■ GOAL
Reproduce all the material exactly, minus any pictures it holds.

■ DATA EXCERPT
++++++++

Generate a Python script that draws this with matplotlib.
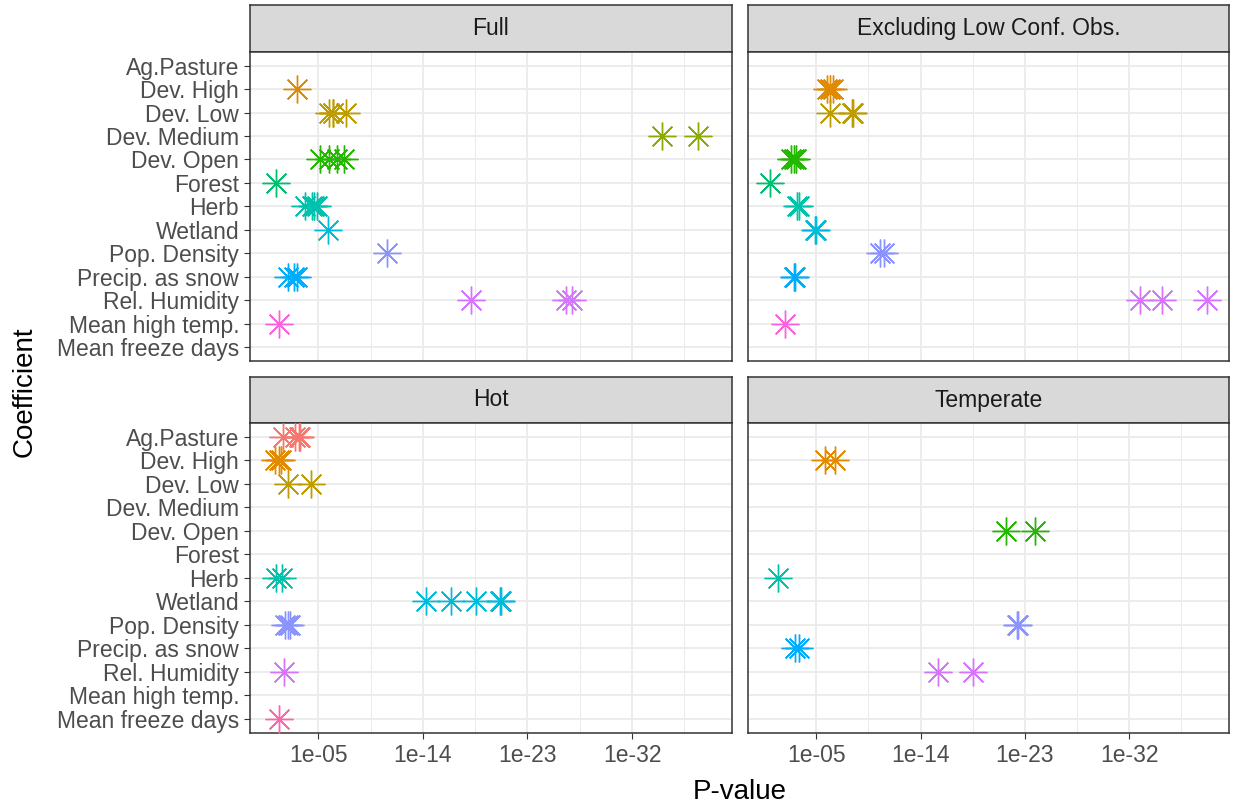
import numpy as np
import matplotlib
matplotlib.use("Agg")
import matplotlib.pyplot as plt

plt.rcParams['font.family'] = ['Liberation Sans', 'DejaVu Sans']

# =========================
# Data (P-values per coefficient)
# =========================
coefficients = ["Ag.Pasture", "Dev. High", "Dev. Low", "Dev. Medium", "Dev. Open",
                "Forest", "Herb", "Wetland", "Pop. Density", "Precip. as snow",
                "Rel. Humidity", "Mean high temp.", "Mean freeze days"]

coef_colors = ["#F8766D", "#E18A00", "#BE9C00", "#8CAB00", "#24B700",
               "#00BE70", "#00C1AB", "#00BBDA", "#8B93FF", "#00ACFC",
               "#D575FE", "#F962DD", "#FF65AC"]

panel_titles = ["Full", "Excluding Low Conf. Obs.", "Hot", "Temperate"]

full_coef = ["Dev. High",
             "Dev. Low", "Dev. Low", "Dev. Low", "Dev. Low",
             "Dev. Medium", "Dev. Medium",
             "Dev. Open", "Dev. Open", "Dev. Open", "Dev. Open",
             "Forest",
             "Herb", "Herb", "Herb", "Herb",
             "Wetland",
             "Pop. Density",
             "Precip. as snow", "Precip. as snow", "Precip. as snow",
             "Rel. Humidity", "Rel. Humidity", "Rel. Humidity",
             "Mean high temp."]
full_p = [7e-4,
          1.3e-6, 6e-7, 5e-7, 4e-8,
          2.5e-35, 2e-38,
          7e-6, 1.1e-6, 2.3e-7, 5.8e-8,
          4.5e-2,
          1.4e-4, 3.7e-5, 2.5e-5, 1.4e-5,
          1.4e-6,
          1.3e-11,
          3.9e-3, 1.3e-3, 7.2e-4,
          8e-19, 4.5e-27, 1.4e-27,
          2.5e-2]

excl_coef = ["Dev. High", "Dev. High", "Dev. High",
             "Dev. Low", "Dev. Low", "Dev. Low",
             "Dev. Open", "Dev. Open", "Dev. Open",
             "Forest",
             "Herb", "Herb",
             "Wetland", "Wetland",
             "Pop. Density", "Pop. Density",
             "Precip. as snow", "Precip. as snow",
             "Rel. Humidity", "Rel. Humidity", "Rel. Humidity",
             "Mean high temp."]
excl_p = [1.1e-6, 6e-7, 3.7e-7,
          6e-7, 8e-9, 7e-9,
          1.35e-3, 9e-4, 6e-4,
          0.1,
          4.4e-4, 3.2e-4,
          1.3e-5, 1e-5,
          3.2e-11, 1.3e-11,
          8e-4, 7e-4,
          1.3e-33, 1.6e-35, 2e-39,
          4.5e-3]

hot_coef = ["Ag.Pasture", "Ag.Pasture", "Ag.Pasture", "Ag.Pasture",
            "Dev. High", "Dev. High", "Dev. High",
            "Dev. Low", "Dev. Low",
            "Herb", "Herb",
            "Wetland", "Wetland", "Wetland", "Wetland", "Wetland",
            "Pop. Density", "Pop. Density", "Pop. Density",
            "Rel. Humidity",
            "Mean freeze days"]
hot_p = [1e-2, 1e-3, 5e-4, 4e-4,
         5e-2, 2.5e-2, 1.6e-2,
         4e-3, 4.5e-5,
         4e-2, 1.4e-2,
         5.5e-15, 4e-17, 2.5e-19, 2.5e-21, 2e-21,
         8e-3, 4e-3, 2.8e-3,
         9e-3,
         2.3e-2]

temp_coef = ["Dev. High", "Dev. High",
             "Dev. Open", "Dev. Open",
             "Herb",
             "Pop. Density", "Pop. Density",
             "Precip. as snow", "Precip. as snow",
             "Rel. Humidity", "Rel. Humidity"]
temp_p = [1.6e-6, 2.2e-7,
          4e-22, 1.3e-24,
          2e-2,
          4e-23, 5e-23,
          6.3e-4, 2.8e-4,
          3.2e-16, 3.2e-19]

x_breaks = [1e-5, 1e-14, 1e-23, 1e-32]
x_break_labels = ["1e-05", "1e-14", "1e-23", "1e-32"]

# =========================
# Figure and panel layout (pixels)
# =========================
W, H = 1233, 810
fig = plt.figure(figsize=(W / 100, H / 100), dpi=100)

def px_axes(x0, y0, x1, y1):
    return fig.add_axes([x0 / W, 1 - y1 / H, (x1 - x0) / W, (y1 - y0) / H])

cols = [(250, 732), (748, 1229)]
rows = [(5, 51.7, 361), (377.3, 422.7, 732.7)]

panel_data = [(full_coef, full_p), (excl_coef, excl_p), (hot_coef, hot_p), (temp_coef, temp_p)]
color_of = dict(zip(coefficients, coef_colors))
ypos = {c: len(coefficients) - 1 - i for i, c in enumerate(coefficients)}

border = "#333333"
grid_col = "#EBEBEB"

for k, (names, pvals) in enumerate(panel_data):
    r, c = divmod(k, 2)
    x0, x1 = cols[c]
    s0, p0, p1 = rows[r]

    # strip
    sax = px_axes(x0, s0, x1, p0)
    sax.set_facecolor("#D9D9D9")
    sax.set_xticks([])
    sax.set_yticks([])
    for sp in sax.spines.values():
        sp.set_color(border)
        sp.set_linewidth(1.1)
    sax.text(0.5, 0.5, panel_titles[k], ha="center", va="center",
             fontsize=16.5, color="#1A1A1A", transform=sax.transAxes)

    # panel
    ax = px_axes(x0, p0, x1, p1)
    ax.set_xscale("log")
    ax.set_xlim(10 ** 0.88, 10 ** -40.6)
    ax.set_ylim(-0.6, len(coefficients) - 0.4)
    ax.set_xticks(x_breaks)
    ax.set_xticks([10 ** -9.5, 10 ** -18.5, 10 ** -27.5, 10 ** -36.5], minor=True)
    ax.set_xticklabels(x_break_labels)
    ax.set_yticks([ypos[cn] for cn in coefficients])
    ax.set_yticklabels(coefficients)
    ax.grid(True, which="major", color=grid_col, linewidth=1.3)
    ax.grid(True, which="minor", axis="x", color=grid_col, linewidth=0.7)
    ax.set_axisbelow(True)
    ax.tick_params(which="minor", length=0)
    ax.tick_params(which="major", length=4.3, width=0.8, color=border,
                   labelsize=16.5, labelcolor="#4D4D4D", pad=3.5)
    for sp in ax.spines.values():
        sp.set_color(border)
        sp.set_linewidth(1.1)
    ax.set_zorder(2)

    if r == 0:
        ax.tick_params(bottom=False, labelbottom=False)
    if c == 1:
        ax.tick_params(left=False, labelleft=False)

    for nm, pv in zip(names, pvals):
        ax.plot(pv, ypos[nm], linestyle="none", marker=(8, 2, 0), markersize=20,
                markeredgewidth=1.0, color=color_of[nm], clip_on=False, zorder=3)

fig.text((250 + 1229) / 2 / W, 1 - 792 / H, "P-value", ha="center", va="center",
         fontsize=20, color="black")
fig.text(25 / W, 1 - 392 / H, "Coefficient", ha="center", va="center",
         rotation=90, fontsize=20, color="black")

fig.savefig("out.png", dpi=100)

++++++++

■ OUTPUT
Generate a Python script that draws this with matplotlib.
import numpy as np
import matplotlib
matplotlib.use("Agg")
import matplotlib.pyplot as plt

plt.rcParams['font.family'] = ['Liberation Sans', 'DejaVu Sans']

# =========================
# Data (P-values per coefficient)
# =========================
coefficients = ["Ag.Pasture", "Dev. High", "Dev. Low", "Dev. Medium", "Dev. Open",
                "Forest", "Herb", "Wetland", "Pop. Density", "Precip. as snow",
                "Rel. Humidity", "Mean high temp.", "Mean freeze days"]

coef_colors = ["#F8766D", "#E18A00", "#BE9C00", "#8CAB00", "#24B700",
               "#00BE70", "#00C1AB", "#00BBDA", "#8B93FF", "#00ACFC",
               "#D575FE", "#F962DD", "#FF65AC"]

panel_titles = ["Full", "Excluding Low Conf. Obs.", "Hot", "Temperate"]

full_coef = ["Dev. High",
             "Dev. Low", "Dev. Low", "Dev. Low", "Dev. Low",
             "Dev. Medium", "Dev. Medium",
             "Dev. Open", "Dev. Open", "Dev. Open", "Dev. Open",
             "Forest",
             "Herb", "Herb", "Herb", "Herb",
             "Wetland",
             "Pop. Density",
             "Precip. as snow", "Precip. as snow", "Precip. as snow",
             "Rel. Humidity", "Rel. Humidity", "Rel. Humidity",
             "Mean high temp."]
full_p = [7e-4,
          1.3e-6, 6e-7, 5e-7, 4e-8,
          2.5e-35, 2e-38,
          7e-6, 1.1e-6, 2.3e-7, 5.8e-8,
          4.5e-2,
          1.4e-4, 3.7e-5, 2.5e-5, 1.4e-5,
          1.4e-6,
          1.3e-11,
          3.9e-3, 1.3e-3, 7.2e-4,
          8e-19, 4.5e-27, 1.4e-27,
          2.5e-2]

excl_coef = ["Dev. High", "Dev. High", "Dev. High",
             "Dev. Low", "Dev. Low", "Dev. Low",
             "Dev. Open", "Dev. Open", "Dev. Open",
             "Forest",
             "Herb", "Herb",
             "Wetland", "Wetland",
             "Pop. Density", "Pop. Density",
             "Precip. as snow", "Precip. as snow",
             "Rel. Humidity", "Rel. Humidity", "Rel. Humidity",
             "Mean high temp."]
excl_p = [1.1e-6, 6e-7, 3.7e-7,
          6e-7, 8e-9, 7e-9,
          1.35e-3, 9e-4, 6e-4,
          0.1,
          4.4e-4, 3.2e-4,
          1.3e-5, 1e-5,
          3.2e-11, 1.3e-11,
          8e-4, 7e-4,
          1.3e-33, 1.6e-35, 2e-39,
          4.5e-3]

hot_coef = ["Ag.Pasture", "Ag.Pasture", "Ag.Pasture", "Ag.Pasture",
            "Dev. High", "Dev. High", "Dev. High",
            "Dev. Low", "Dev. Low",
            "Herb", "Herb",
            "Wetland", "Wetland", "Wetland", "Wetland", "Wetland",
            "Pop. Density", "Pop. Density", "Pop. Density",
            "Rel. Humidity",
            "Mean freeze days"]
hot_p = [1e-2, 1e-3, 5e-4, 4e-4,
         5e-2, 2.5e-2, 1.6e-2,
         4e-3, 4.5e-5,
         4e-2, 1.4e-2,
         5.5e-15, 4e-17, 2.5e-19, 2.5e-21, 2e-21,
         8e-3, 4e-3, 2.8e-3,
         9e-3,
         2.3e-2]

temp_coef = ["Dev. High", "Dev. High",
             "Dev. Open", "Dev. Open",
             "Herb",
             "Pop. Density", "Pop. Density",
             "Precip. as snow", "Precip. as snow",
             "Rel. Humidity", "Rel. Humidity"]
temp_p = [1.6e-6, 2.2e-7,
          4e-22, 1.3e-24,
          2e-2,
          4e-23, 5e-23,
          6.3e-4, 2.8e-4,
          3.2e-16, 3.2e-19]

x_breaks = [1e-5, 1e-14, 1e-23, 1e-32]
x_break_labels = ["1e-05", "1e-14", "1e-23", "1e-32"]

# =========================
# Figure and panel layout (pixels)
# =========================
W, H = 1233, 810
fig = plt.figure(figsize=(W / 100, H / 100), dpi=100)

def px_axes(x0, y0, x1, y1):
    return fig.add_axes([x0 / W, 1 - y1 / H, (x1 - x0) / W, (y1 - y0) / H])

cols = [(250, 732), (748, 1229)]
rows = [(5, 51.7, 361), (377.3, 422.7, 732.7)]

panel_data = [(full_coef, full_p), (excl_coef, excl_p), (hot_coef, hot_p), (temp_coef, temp_p)]
color_of = dict(zip(coefficients, coef_colors))
ypos = {c: len(coefficients) - 1 - i for i, c in enumerate(coefficients)}

border = "#333333"
grid_col = "#EBEBEB"

for k, (names, pvals) in enumerate(panel_data):
    r, c = divmod(k, 2)
    x0, x1 = cols[c]
    s0, p0, p1 = rows[r]

    # strip
    sax = px_axes(x0, s0, x1, p0)
    sax.set_facecolor("#D9D9D9")
    sax.set_xticks([])
    sax.set_yticks([])
    for sp in sax.spines.values():
        sp.set_color(border)
        sp.set_linewidth(1.1)
    sax.text(0.5, 0.5, panel_titles[k], ha="center", va="center",
             fontsize=16.5, color="#1A1A1A", transform=sax.transAxes)

    # panel
    ax = px_axes(x0, p0, x1, p1)
    ax.set_xscale("log")
    ax.set_xlim(10 ** 0.88, 10 ** -40.6)
    ax.set_ylim(-0.6, len(coefficients) - 0.4)
    ax.set_xticks(x_breaks)
    ax.set_xticks([10 ** -9.5, 10 ** -18.5, 10 ** -27.5, 10 ** -36.5], minor=True)
    ax.set_xticklabels(x_break_labels)
    ax.set_yticks([ypos[cn] for cn in coefficients])
    ax.set_yticklabels(coefficients)
    ax.grid(True, which="major", color=grid_col, linewidth=1.3)
    ax.grid(True, which="minor", axis="x", color=grid_col, linewidth=0.7)
    ax.set_axisbelow(True)
    ax.tick_params(which="minor", length=0)
    ax.tick_params(which="major", length=4.3, width=0.8, color=border,
                   labelsize=16.5, labelcolor="#4D4D4D", pad=3.5)
    for sp in ax.spines.values():
        sp.set_color(border)
        sp.set_linewidth(1.1)
    ax.set_zorder(2)

    if r == 0:
        ax.tick_params(bottom=False, labelbottom=False)
    if c == 1:
        ax.tick_params(left=False, labelleft=False)

    for nm, pv in zip(names, pvals):
        ax.plot(pv, ypos[nm], linestyle="none", marker=(8, 2, 0), markersize=20,
                markeredgewidth=1.0, color=color_of[nm], clip_on=False, zorder=3)

fig.text((250 + 1229) / 2 / W, 1 - 792 / H, "P-value", ha="center", va="center",
         fontsize=20, color="black")
fig.text(25 / W, 1 - 392 / H, "Coefficient", ha="center", va="center",
         rotation=90, fontsize=20, color="black")

fig.savefig("out.png", dpi=100)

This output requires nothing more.